Sandfall marks Clair Obscur anniversary, no major DLC reveal planned
Sandfall used Clair Obscur: Expedition 33’s first anniversary to cut the price by 20% on Steam, while shutting down hopes for a surprise expansion reveal.

Sandfall Interactive turned Clair Obscur: Expedition 33’s first anniversary into a clear market signal: the RPG got a 20% Steam discount, but not the expansion-sized reveal many fans had started to expect. The studio marked the game hitting its one-year milestone with new anniversary artwork and a public thank-you to players, then drew a firm line around what was not coming with the celebration.
That mattered because Expedition 33 had become one of the breakout success stories of the previous year, and that kind of momentum usually fuels speculation about a sequel tease, a major DLC drop, or a fuller content roadmap. Instead, Sandfall kept the message measured. The anniversary post framed the day as a chance to celebrate the game’s run, share art, and make the RPG easier to buy for anyone who had been waiting on the sidelines.

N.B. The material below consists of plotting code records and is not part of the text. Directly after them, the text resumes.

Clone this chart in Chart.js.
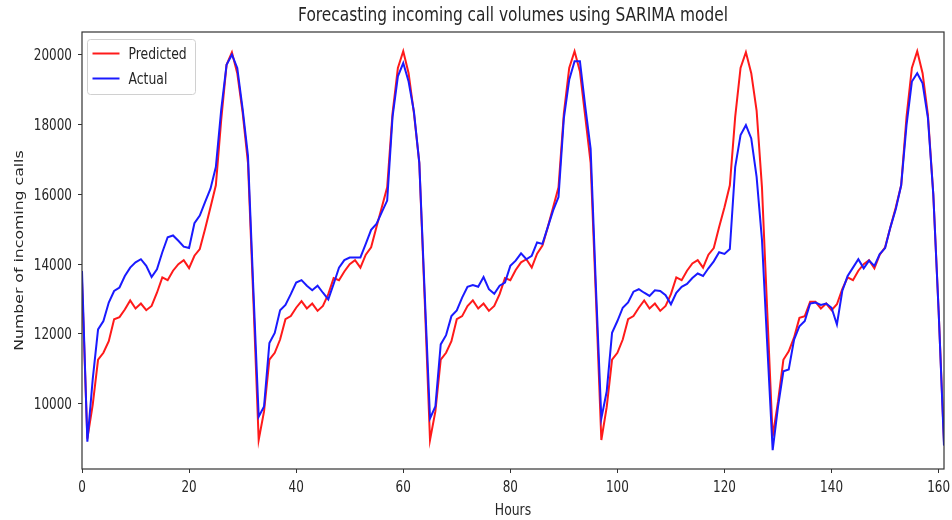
<!DOCTYPE html>
<html>
<head>
<meta charset="utf-8">
<script src="https://cdn.jsdelivr.net/npm/chart.js@4.4.0/dist/chart.umd.min.js"></script>
<style>
  html, body { margin: 0; padding: 0; background: #fff; }
  #wrap { width: 952px; height: 520px; }
</style>
</head>
<body>
<div id="wrap"><canvas id="lineGraph"></canvas></div>
<script>
// hourly series (hours 0..161)
const hours = Array.from({ length: 162 }, (_, i) => i);

const predicted = [
  13500, 9000, 9970, 11260, 11460, 11790, 12420, 12480, 12700, 12960,
  12730, 12870, 12680, 12800, 13180, 13620, 13540, 13810, 14000, 14115,
  13885, 14240, 14430, 15010, 15630, 16260, 18130, 19710, 20070, 19470,
  18350, 16900, 13000, 8960, 9780, 11260, 11460, 11840, 12420, 12510,
  12750, 12940, 12730, 12870, 12660, 12800, 13140, 13600, 13540, 13790,
  14000, 14115, 13900, 14270, 14480, 15060, 15630, 16200, 18320, 19620,
  20100, 19470, 18320, 16900, 13000, 8960, 9780, 11260, 11460, 11790,
  12420, 12510, 12800, 12960, 12730, 12870, 12660, 12800, 13140, 13600,
  13540, 13830, 14050, 14140, 13900, 14300, 14530, 15060, 15630, 16200,
  18320, 19620, 20100, 19520, 18220, 16900, 13000, 8960, 9900, 11260,
  11460, 11840, 12420, 12510, 12750, 12960, 12730, 12870, 12660, 12800,
  13140, 13620, 13540, 13810, 14020, 14115, 13900, 14270, 14460, 15060,
  15630, 16260, 18220, 19620, 20070, 19470, 18400, 16200, 12600, 9060,
  10060, 11260, 11500, 11900, 12460, 12510, 12920, 12920, 12730, 12870,
  12680, 12850, 13280, 13620, 13540, 13810, 14000, 14115, 13880, 14270,
  14480, 15060, 15630, 16260, 18220, 19620, 20100, 19470, 18270, 16000,
  12650, 8900
];

const actual = [
  13800, 8910, 10700, 12130, 12370, 12900, 13230, 13330, 13660, 13900,
  14050, 14140, 13950, 13630, 13850, 14340, 14770, 14820, 14670, 14500,
  14460, 15170, 15390, 15780, 16160, 16780, 18420, 19710, 20000, 19620,
  18450, 17100, 13300, 9630, 9920, 11740, 12030, 12680, 12830, 13140,
  13470, 13540, 13380, 13250, 13380, 13180, 12990, 13430, 13900, 14115,
  14190, 14190, 14190, 14580, 14980, 15150, 15490, 15820, 18220, 19380,
  19760, 19230, 18370, 16900, 13200, 9580, 9920, 11700, 11965, 12510,
  12675, 13040, 13350, 13400, 13350, 13630, 13280, 13150, 13380, 13470,
  13950, 14100, 14310, 14140, 14240, 14620, 14580, 15060, 15540, 15920,
  18180, 19280, 19810, 19810, 18510, 17300, 13300, 9580, 10350, 12030,
  12370, 12750, 12900, 13210, 13280, 13180, 13090, 13250, 13230, 13110,
  12850, 13180, 13350, 13430, 13600, 13730, 13660, 13880, 14080, 14340,
  14290, 14430, 16780, 17700, 17980, 17600, 16500, 14700, 11650, 8670,
  9920, 10930, 10980, 11840, 12220, 12370, 12870, 12900, 12830, 12870,
  12750, 12270, 13230, 13660, 13900, 14140, 13880, 14100, 13950, 14290,
  14460, 15060, 15580, 16260, 17980, 19230, 19470, 19180, 18180, 16000,
  12650, 8800
];

const xTicks = [0, 20, 40, 60, 80, 100, 120, 140, 160];
const yTicks = [10000, 12000, 14000, 16000, 18000, 20000];

const chartTitle = "Forecasting incoming call volumes using SARIMA model";
const xTitle = "Hours";
const yTitle = "Number of incoming calls";

const textColor = "#262626";
const fontFamily = "'DejaVu Sans', sans-serif";
// the reference image is squeezed sideways, so text is drawn narrower than tall
const squeeze = 0.8;

function squeezedText(ctx, text, x, y, size, align, sx) {
  ctx.save();
  ctx.font = size + "px " + fontFamily;
  ctx.textAlign = align;
  ctx.textBaseline = "alphabetic";
  ctx.fillStyle = textColor;
  ctx.translate(x, y);
  ctx.scale(sx || squeeze, 1);
  ctx.fillText(text, 0, 0);
  ctx.restore();
}

// frame around the plot area, like matplotlib spines
const frame = {
  id: "frame",
  afterDatasetsDraw(chart) {
    const { ctx, chartArea: a } = chart;
    ctx.save();
    ctx.strokeStyle = "#333";
    ctx.lineWidth = 1.2;
    ctx.strokeRect(a.left, a.top, a.right - a.left, a.bottom - a.top);
    ctx.restore();
  },
};

// title, axis titles and tick labels placed from the chart's scales
const labels = {
  id: "labels",
  afterDraw(chart) {
    const { ctx, chartArea: a, scales } = chart;
    const midX = (a.left + a.right) / 2;

    squeezedText(ctx, chartTitle, midX, 21, 18.8, "center", 0.82);

    scales.x.ticks.forEach((t) => {
      const px = scales.x.getPixelForValue(t.value);
      squeezedText(ctx, String(t.value), px, a.bottom + 23, 15, "center");
    });
    squeezedText(ctx, xTitle, midX, 515, 15.5, "center");

    scales.y.ticks.forEach((t) => {
      const py = scales.y.getPixelForValue(t.value);
      squeezedText(ctx, String(t.value), a.left - 10, py + 5.5, 15, "right");
    });

    ctx.save();
    ctx.font = "15.7px " + fontFamily;
    ctx.textAlign = "center";
    ctx.textBaseline = "alphabetic";
    ctx.fillStyle = textColor;
    ctx.translate(23, (a.top + a.bottom) / 2);
    ctx.rotate(-Math.PI / 2);
    ctx.scale(1, squeeze);
    ctx.fillText(yTitle, 0, 0);
    ctx.restore();
  },
};

// legend box inside the upper-left corner
const innerLegend = {
  id: "innerLegend",
  afterDraw(chart) {
    const { ctx, chartArea: a } = chart;
    const x = a.left + 5.5;
    const y = a.top + 7.5;
    const w = 108;
    const h = 55;
    ctx.save();
    ctx.fillStyle = "rgba(255,255,255,0.85)";
    ctx.strokeStyle = "#d0d0d0";
    ctx.lineWidth = 1;
    ctx.beginPath();
    ctx.roundRect(x, y, w, h, 3);
    ctx.fill();
    ctx.stroke();
    chart.data.datasets.forEach((ds, i) => {
      const ly = y + 14 + i * 25;
      ctx.strokeStyle = ds.borderColor;
      ctx.lineWidth = 2;
      ctx.beginPath();
      ctx.moveTo(x + 5, ly);
      ctx.lineTo(x + 32, ly);
      ctx.stroke();
      squeezedText(ctx, ds.label, x + 41, ly + 5.5, 15.5, "left");
    });
    ctx.restore();
  },
};

function createCallChart() {
  const toPoints = (arr) => arr.map((v, i) => ({ x: hours[i], y: v }));

  new Chart(document.getElementById("lineGraph"), {
    type: "line",
    data: {
      datasets: [
        {
          label: "Predicted",
          data: toPoints(predicted),
          borderColor: "#ff1a1a",
          borderWidth: 2,
          pointRadius: 0,
          fill: false,
          order: 1,
        },
        {
          label: "Actual",
          data: toPoints(actual),
          borderColor: "#1a1aff",
          borderWidth: 2,
          pointRadius: 0,
          fill: false,
          order: 0,
        },
      ],
    },
    options: {
      responsive: true,
      maintainAspectRatio: false,
      animation: false,
      layout: { padding: { left: 0, right: 8, top: 32, bottom: 0 } },
      plugins: {
        legend: { display: false },
        tooltip: { enabled: false },
        title: { display: false },
      },
      scales: {
        x: {
          type: "linear",
          min: 0,
          max: 161,
          afterBuildTicks: (axis) => {
            axis.ticks = xTicks.map((v) => ({ value: v }));
          },
          afterFit: (axis) => {
            axis.height = 51;
          },
          ticks: { display: false },
          grid: {
            display: true,
            drawOnChartArea: false,
            drawTicks: true,
            tickLength: 4,
            color: "#333",
          },
          border: { display: false },
        },
        y: {
          min: 8130,
          max: 20650,
          afterBuildTicks: (axis) => {
            axis.ticks = yTicks.map((v) => ({ value: v }));
          },
          afterFit: (axis) => {
            axis.width = 82;
          },
          ticks: { display: false },
          grid: {
            display: true,
            drawOnChartArea: false,
            drawTicks: true,
            tickLength: 4,
            color: "#333",
          },
          border: { display: false },
        },
      },
    },
    plugins: [frame, labels, innerLegend],
  });
}

document.addEventListener("DOMContentLoaded", () => {
  createCallChart();
});
</script>
</body>
</html>
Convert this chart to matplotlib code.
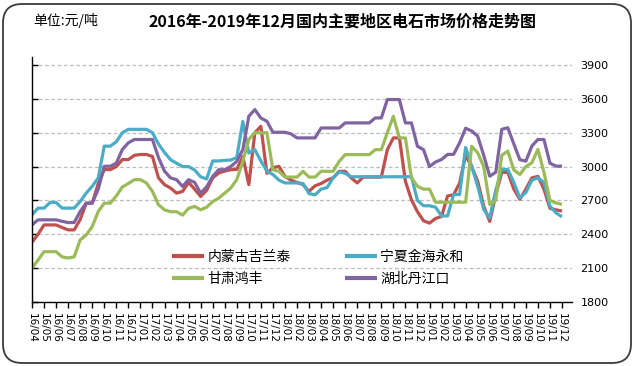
import numpy as np
import matplotlib
matplotlib.use("Agg")
import matplotlib.pyplot as plt
from matplotlib.patches import FancyBboxPatch
from matplotlib.transforms import ScaledTranslation

plt.rcParams['font.family'] = ['Noto Sans CJK SC', 'DejaVu Sans']

title = "2016年-2019年12月国内主要地区电石市场价格走势图"
unit_label = "单位:元/吨"

month_labels = [
    "16/04", "16/05", "16/06", "16/07", "16/08", "16/09", "16/10", "16/11", "16/12",
    "17/01", "17/02", "17/03", "17/04", "17/05", "17/06", "17/07", "17/08", "17/09",
    "17/10", "17/11", "17/12", "18/01", "18/02", "18/03", "18/04", "18/05", "18/06",
    "18/07", "18/08", "18/09", "18/10", "18/11", "18/12", "19/01", "19/02", "19/03",
    "19/04", "19/05", "19/06", "19/07", "19/08", "19/09", "19/10", "19/11", "19/12",
]

series_names = ["内蒙古吉兰泰", "宁夏金海永和", "甘肃鸿丰", "湖北丹江口"]

# half-monthly readings, starting 2016/04
neimenggu = [
    2330, 2400, 2483, 2483, 2483, 2460, 2439, 2439, 2530, 2676,
    2676, 2850, 2973, 2973, 3000, 3062, 3062, 3100, 3107, 3107,
    3090, 2900, 2840, 2810, 2765, 2780, 2860, 2800, 2735, 2790,
    2900, 2943, 2960, 2972, 2975, 3090, 2840, 3300, 3357, 2940,
    2990, 3002, 2913, 2880, 2860, 2840, 2780, 2830, 2850, 2880,
    2900, 2958, 2958, 2900, 2855, 2907, 2907, 2907, 2907, 3150,
    3254, 3254, 2870, 2706, 2600, 2520, 2499, 2540, 2558, 2740,
    2750, 2854, 3100, 3000, 2870, 2650, 2514, 2750, 2949, 2949,
    2800, 2710, 2800, 2900, 2913, 2800, 2630, 2617, 2606,
]
ningxia = [
    2572, 2632, 2632, 2682, 2682, 2632, 2632, 2632, 2690, 2765,
    2825, 2900, 3181, 3181, 3220, 3300, 3330, 3330, 3330, 3330,
    3300, 3200, 3125, 3061, 3030, 3000, 3000, 2970, 2910, 2890,
    3050, 3050, 3055, 3058, 3080, 3400, 3120, 3150, 3050, 2960,
    2930, 2880, 2855, 2855, 2855, 2850, 2760, 2750, 2800, 2814,
    2900, 2953, 2940, 2910, 2910, 2910, 2910, 2910, 2910, 2910,
    2910, 2910, 2910, 2910, 2700, 2653, 2653, 2640, 2563, 2563,
    2752, 2752, 3170, 3004, 2826, 2620, 2545, 2790, 2974, 2974,
    2860, 2723, 2770, 2880, 2900, 2860, 2650, 2590, 2555,
]
gansu = [
    2100, 2171, 2246, 2246, 2246, 2200, 2190, 2200, 2350, 2394,
    2468, 2602, 2676, 2676, 2740, 2819, 2850, 2884, 2884, 2855,
    2780, 2662, 2617, 2600, 2600, 2570, 2630, 2647, 2617, 2640,
    2690, 2720, 2765, 2810, 2884, 3046, 3240, 3300, 3300, 3300,
    2972, 2958, 2907, 2907, 2907, 2958, 2907, 2907, 2958, 2958,
    2958, 3046, 3106, 3106, 3106, 3106, 3106, 3150, 3150, 3300,
    3446, 3254, 3254, 2900, 2825, 2800, 2800, 2684, 2684, 2684,
    2684, 2684, 2684, 3180, 3122, 3000, 2664, 2700, 3100, 3137,
    2970, 2930, 3000, 3034, 3152, 2950, 2700, 2678, 2665,
]
hubei = [
    2483, 2528, 2528, 2528, 2528, 2515, 2504, 2504, 2602, 2676,
    2676, 2800, 3003, 3003, 3030, 3151, 3211, 3240, 3240, 3240,
    3240, 3080, 2960, 2900, 2884, 2824, 2884, 2860, 2765, 2820,
    2913, 2972, 2972, 3000, 3046, 3150, 3446, 3505, 3430, 3402,
    3304, 3304, 3304, 3290, 3254, 3254, 3254, 3254, 3342, 3342,
    3342, 3342, 3387, 3387, 3387, 3387, 3387, 3431, 3431, 3594,
    3594, 3594, 3387, 3387, 3180, 3150, 3000, 3040, 3063, 3108,
    3108, 3211, 3340, 3315, 3270, 3100, 2915, 2950, 3330, 3344,
    3200, 3061, 3048, 3182, 3240, 3240, 3030, 3004, 3004,
]

colors = ["#C0504D", "#4BACC6", "#9BBB59", "#8064A2"]
y_ticks = [1800, 2100, 2400, 2700, 3000, 3300, 3600, 3900]

W, H = 635, 366
fig = plt.figure(figsize=(W / 100, H / 100), dpi=100)
fig.patch.set_facecolor("white")

# rounded chart border
border = FancyBboxPatch((3 / W, 3 / H), (W - 7) / W, (H - 7) / H,
                        boxstyle="round,pad=0,rounding_size=0.03",
                        transform=fig.transFigure, facecolor="none",
                        edgecolor="#3a3a3a", linewidth=1.3, mutation_aspect=W / H)
fig.patches.append(border)

ax = fig.add_axes([32 / W, (H - 302) / H, 540 / W, 245 / H])
x = np.arange(len(neimenggu)) * 0.5

for name, vals, c in zip(series_names, [neimenggu, ningxia, gansu, hubei], colors):
    ax.plot(x, vals, color=c, lw=2.3, label=name, solid_joinstyle="round",
            solid_capstyle="butt")

ax.set_xlim(0, 44.83)
ax.set_ylim(1800, 3971)
ax.set_yticks(y_ticks)
ax.set_yticklabels([str(v) for v in y_ticks], fontsize=8, family="DejaVu Sans")
ax.set_xticks(np.arange(len(month_labels)))
ax.set_xticklabels(month_labels, rotation=270, fontsize=7.5, family="DejaVu Sans",
                   va="top", ha="center")
offset = ScaledTranslation(-3 / 100, 0, fig.dpi_scale_trans)
for lab in ax.get_xticklabels():
    lab.set_transform(lab.get_transform() + offset)

for v in y_ticks[1:]:
    ax.axhline(v, color="#bdbdbd", lw=0.9, ls=(0, (3, 2)), zorder=0)

for s in ["top", "right"]:
    ax.spines[s].set_visible(False)
ax.spines["left"].set_color("black")
ax.spines["bottom"].set_color("black")
ax.spines["left"].set_linewidth(1.0)
ax.spines["bottom"].set_linewidth(1.0)

ax.tick_params(axis="y", left=True, right=False, labelleft=False, labelright=True,
               direction="in", length=4, pad=6, width=1.0)
ax.tick_params(axis="x", direction="out", length=4, pad=4, width=1.0)

handles, labels = ax.get_legend_handles_labels()
order = [0, 2, 1, 3]
leg = fig.legend([handles[i] for i in order], [labels[i] for i in order],
                 ncol=2, frameon=False, fontsize=10,
                 loc="upper left", bbox_to_anchor=(172 / W, 1 - 250 / H),
                 borderpad=0, borderaxespad=0, handlelength=2.3, handletextpad=0.25,
                 columnspacing=3.9, labelspacing=0.6)
for lh in leg.get_lines():
    lh.set_linewidth(3)

fig.text(33 / W, 1 - 21 / H, unit_label, fontsize=10, va="center", ha="left")
fig.text(343 / W, 1 - 22 / H, title, fontsize=11.5, fontweight="bold",
         va="center", ha="center")

fig.savefig("out.png", dpi=100, facecolor="white")
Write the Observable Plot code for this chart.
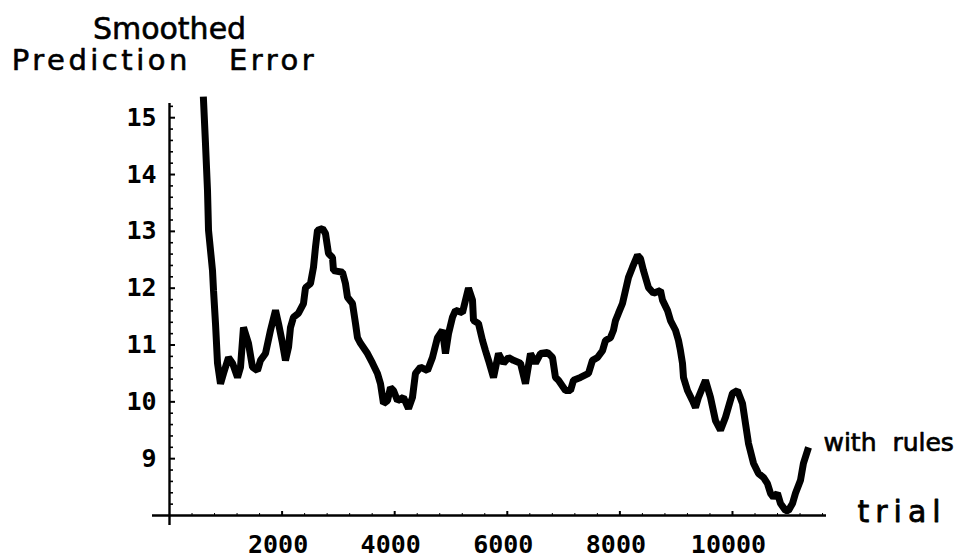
<!DOCTYPE html>
<html>
<head>
<meta charset="utf-8">
<script src="https://cdn.jsdelivr.net/npm/d3@7"></script>
<script src="https://cdn.jsdelivr.net/npm/@observablehq/plot@0.6"></script>
<style>
  html, body { margin: 0; padding: 0; background: #fff; }
  svg text { white-space: pre; }
  .trial-label text { letter-spacing: 6px; }
  .title2 text { letter-spacing: 3.5px; }
</style>
</head>
<body>
<div id="chart"></div>
<script>
// trial numbers and smoothed prediction error
const trials = [604, 639, 675, 693, 764, 782, 817, 853, 906, 959, 1048, 1119, 1208, 1261, 1314, 1403, 1474, 1563, 1616, 1705,
  1794, 1883, 1936, 2007, 2060, 2114, 2149, 2202, 2291, 2380, 2416, 2504, 2558, 2593, 2629, 2718, 2771, 2824, 2895, 2913,
  3073, 3126, 3162, 3250, 3304, 3339, 3393, 3517, 3606, 3694, 3748, 3801, 3872, 3925, 3979, 4050, 4156, 4245, 4316, 4369,
  4458, 4583, 4671, 4760, 4849, 4902, 4956, 5027, 5080, 5204, 5258, 5311, 5382, 5400, 5488, 5560, 5613, 5666, 5755, 5844,
  5933, 6021, 6110, 6234, 6323, 6412, 6501, 6590, 6714, 6803, 6856, 6909, 7034, 7123, 7176, 7300, 7442, 7513, 7602, 7691,
  7744, 7833, 7886, 7922, 7975, 8046, 8099, 8153, 8224, 8313, 8366, 8419, 8508, 8597, 8721, 8757, 8845, 8899, 8988, 9041,
  9076, 9112, 9130, 9201, 9290, 9343, 9396, 9520, 9609, 9698, 9787, 9876, 10000, 10089, 10178, 10231, 10284, 10373, 10462, 10551,
  10622, 10675, 10728, 10799, 10853, 10941, 10995, 11066, 11119, 11208, 11261, 11332];
const errors = [15.31, 14.55, 13.72, 13.02, 12.31, 11.96, 11.38, 10.68, 10.32, 10.50, 10.78, 10.68, 10.43, 10.61, 11.31, 11.03, 10.61, 10.55, 10.73, 10.85,
  11.26, 11.61, 11.38, 11.03, 10.73, 10.96, 11.31, 11.49, 11.56, 11.73, 12.01, 12.08, 12.37, 12.72, 13.02, 13.05, 12.96, 12.61, 12.54, 12.31,
  12.28, 12.08, 11.84, 11.73, 11.38, 11.13, 11.03, 10.85, 10.68, 10.50, 10.32, 9.97, 10.02, 10.25, 10.20, 10.02, 10.08, 9.88, 10.08, 10.50,
  10.61, 10.55, 10.78, 11.13, 11.26, 10.85, 11.20, 11.49, 11.61, 11.57, 11.79, 12.00, 11.79, 11.43, 11.38, 11.08, 10.90, 10.73, 10.43, 10.85,
  10.68, 10.78, 10.73, 10.68, 10.32, 10.85, 10.68, 10.85, 10.87, 10.78, 10.43, 10.38, 10.20, 10.20, 10.38, 10.43, 10.50, 10.73, 10.78, 10.90,
  11.08, 11.13, 11.26, 11.43, 11.56, 11.73, 11.96, 12.19, 12.37, 12.58, 12.52, 12.31, 12.01, 11.91, 11.96, 11.79, 11.61, 11.43, 11.26, 11.08,
  10.90, 10.68, 10.43, 10.20, 10.02, 9.90, 10.08, 10.38, 10.08, 9.67, 9.50, 9.73, 10.15, 10.20, 9.97, 9.62, 9.27, 8.92, 8.74, 8.67,
  8.56, 8.39, 8.32, 8.39, 8.21, 8.09, 8.09, 8.21, 8.39, 8.62, 8.92, 9.14];

const xTicks = [2000, 4000, 6000, 8000, 10000];
const yTicks = [9, 10, 11, 12, 13, 14, 15];
const yMinorTicks = [];
for (let k = 41; k <= 76; k++) { if (k % 5 !== 0) yMinorTicks.push(k / 5); }
const xMinorTicks = [];
for (let k = 1; k <= 29; k++) { if (k % 5 !== 0) xMinorTicks.push(k * 400); }

const titleLine1 = "Smoothed";
const titleLine2 = "Prediction   Error";
const xLabel = "trial";
const seriesLabel = "with  rules";

const data = trials.map((t, i) => ({trial: t, error: errors[i]}));
const last = [data[data.length - 1]];

const chart = Plot.plot({
  width: 959,
  height: 558,
  marginLeft: 169,
  marginRight: 133,
  marginTop: 103,
  marginBottom: 43,
  style: {background: "#fff", color: "#000", overflow: "visible"},
  x: {domain: [0, 11670]},
  y: {domain: [8, 15.25]},
  marks: [
    // axes lines
    Plot.ruleX([0], {stroke: "#000", strokeWidth: 2.4, insetBottom: -10}),
    Plot.ruleY([8], {stroke: "#000", strokeWidth: 2.4, insetLeft: -17}),
    // y ticks (inward)
    Plot.ruleY(yTicks, {x1: 0, x2: 0, insetRight: -6, stroke: "#000", strokeWidth: 2}),
    Plot.ruleY(yMinorTicks, {x1: 0, x2: 0, insetRight: -4, stroke: "#000", strokeWidth: 1.6}),
    // x ticks (inward)
    Plot.ruleX(xTicks, {y1: 8, y2: 8, insetTop: -4, stroke: "#000", strokeWidth: 2}),
    Plot.ruleX(xMinorTicks, {y1: 8, y2: 8, insetTop: -2, stroke: "#000", strokeWidth: 1}),
    Plot.axisY({ticks: yTicks, tickSize: 0, tickPadding: 13, label: null, tickFormat: "d", fontSize: 25, fontWeight: "bold", fontFamily: "DejaVu Sans Mono"}),
    Plot.axisX({ticks: xTicks, tickSize: 0, tickPadding: 20, label: null, tickFormat: "d", fontSize: 25, fontWeight: "bold", fontFamily: "DejaVu Sans Mono", dx: -4}),
    // data
    Plot.line(data, {x: "trial", y: "error", stroke: "#000", strokeWidth: 7, strokeLinejoin: "bevel", strokeLinecap: "square"}),
    // annotations
    Plot.text(last, {x: "trial", y: "error", text: () => seriesLabel, textAnchor: "start", lineAnchor: "middle", dx: 16, dy: -8, fontSize: 25, fontFamily: "DejaVu Sans", fill: "#000", stroke: "#000", strokeWidth: 0.7}),
    Plot.text([xLabel], {frameAnchor: "bottom-right", textAnchor: "start", lineAnchor: "middle", dx: 31, dy: -3, fontSize: 30, fontFamily: "DejaVu Sans", fill: "#000", stroke: "#000", strokeWidth: 0.8, className: "trial-label"}),
    Plot.text([titleLine1], {frameAnchor: "top-left", textAnchor: "middle", lineAnchor: "middle", dx: 0, dy: -74, fontSize: 30, fontFamily: "DejaVu Sans", fill: "#000", stroke: "#000", strokeWidth: 0.6}),
    Plot.text([titleLine2], {frameAnchor: "top-left", textAnchor: "middle", lineAnchor: "middle", dx: -5, dy: -43, fontSize: 29, fontFamily: "DejaVu Sans", fill: "#000", stroke: "#000", strokeWidth: 0.6, className: "title2"})
  ]
});
document.getElementById("chart").appendChild(chart);
</script>
</body>
</html>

The decision to emphasize the discount over a big content announcement tells its own story about how Sandfall wants fans to read the game’s future. The studio was not shutting the door on future news altogether, but it was making sure the anniversary itself would not be mistaken for a hidden reveal. In practical terms, that leaves current players with reassurance that Expedition 33 is still being supported, while also resetting expectations about the pace of what comes next.
For newcomers and lapsed players, the 20% Steam sale is the real headline here. It creates the cheapest entry point yet for a game that already built a strong reputation without leaning on a sprawling post-launch roadmap. For everyone waiting on a big content drop, though, the message was more direct: this anniversary was about recognition, not expansion.

The bigger takeaway is how Sandfall handled the moment. Anniversary posts for breakout games often become pressure valves for community speculation, especially when a title lands as hard as Expedition 33 did. Sandfall used its anniversary to keep the game visible through artwork, discounting, and a deliberate statement about what was not being announced. That may not satisfy players hoping for a major DLC reveal, but it does set a clean expectation for the road ahead.